Picada y Vino
June 2011The Bottom Line:
Well Curated Concierge Wine Service in Brooklyn
The first thing you will notice when you walk into this little shop that tells you it is not a typical wine store is the green couch in the front window. I routinely visit the shop after a long day of work, plop onto this couch, give Leigh, the store owner, a vague description of what I am in the mood for and she picks me a wine I have never heard of that inevitably turns out to be delicious and exactly what I wanted. My ego wants to believe that I’m the difference maker in this transaction, that I have such a sophisticated palette I would never judge a wine by its label. Humbly, I know this is false. I’m not saying that I like my wine shop to have Robert Parker Scores on the bottle necks. But with an industry that does such a great job of hiding mediocrity in the naivety of its consumers, I tend to approach the obscure with trepidation and Leigh’s collection is self-consciously obscure. Don’t get me wrong, I have found, through daily hands on research that all of the wines Leigh carries are perfectly deserving of the spot light. But they aren’t the easiest labels to sell. Magnums of Yellow Tail would be as out of place here as frozen Mickey D chicken fingers at Whole Foods. Instead, she stocks small vintners you’ve likely never heard of. Some are making classic regional wines, others are challenging conventions by making wines uncommon to their region like a chardonnay from Germany and a sparkling bonarda from Piedmont. And yet this store moves a lot of wine.

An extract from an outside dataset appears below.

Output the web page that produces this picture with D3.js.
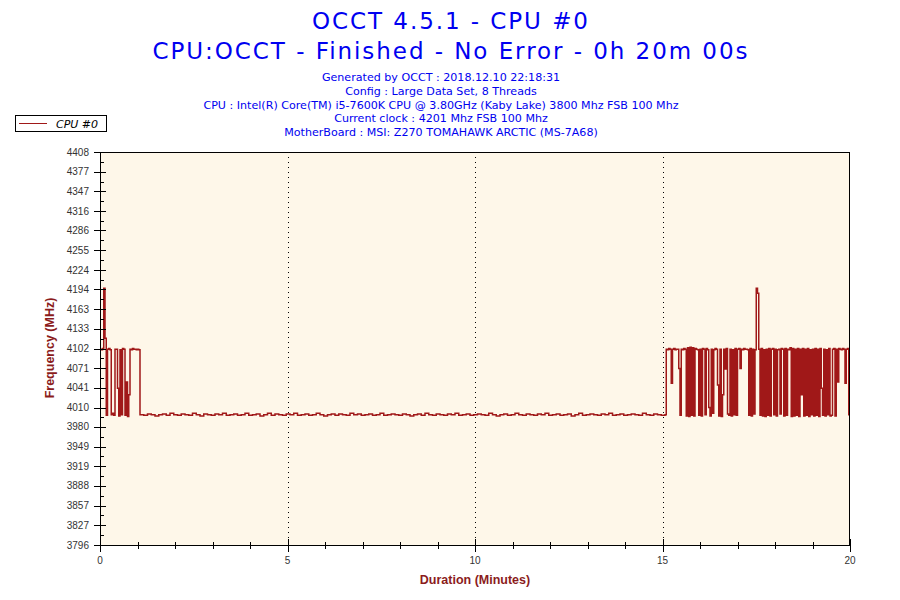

I have asked Leigh directly what she thinks makes her list work and she points to two reasons. One, the affordable price range of her wines makes constant experimentation palatable to the social drinker, and two, the bedrock of her collecting philosophy is that all of her wines must be quaffable. Both points are apparent in her list. Most bottles in the shop range from $15 to $25 and I rarely buy a wine from here that I can’t drink on it’s own in as much quantity as my liver will allow. But if you sit on the couch for ten minutes during an evening rush, you will see that the real art of this shop is the match-making rapport she has with her clients. Leigh takes the time to get to know her customers. She listens to their needs then has a genuine discussion with them about wine in practical terms about food pairing, weather, and mood. She only uses technical jargon when customers asks for it. She also has a sophisticated delivery system. The shop will deliver as little as two bottles at a time which is free if you live in Park Slope. You can keep all of your information on file with the shop, including a list of the bottles and styles you have bought in the past to assure whatever you pick meets your tastes, then, just call before you leave work for the day, discuss what you are looking for and two bottles will be at your door by the time you arrive home with your take-out.
What all this effort comes together as is wine buying made easy, in defiance of what usually makes wine buying easy. Leigh establishes a client-proprietor trust that takes the crap shoot out of wine exploration so the new and obscure no longer have to be a pleasure reserved for the esoterics.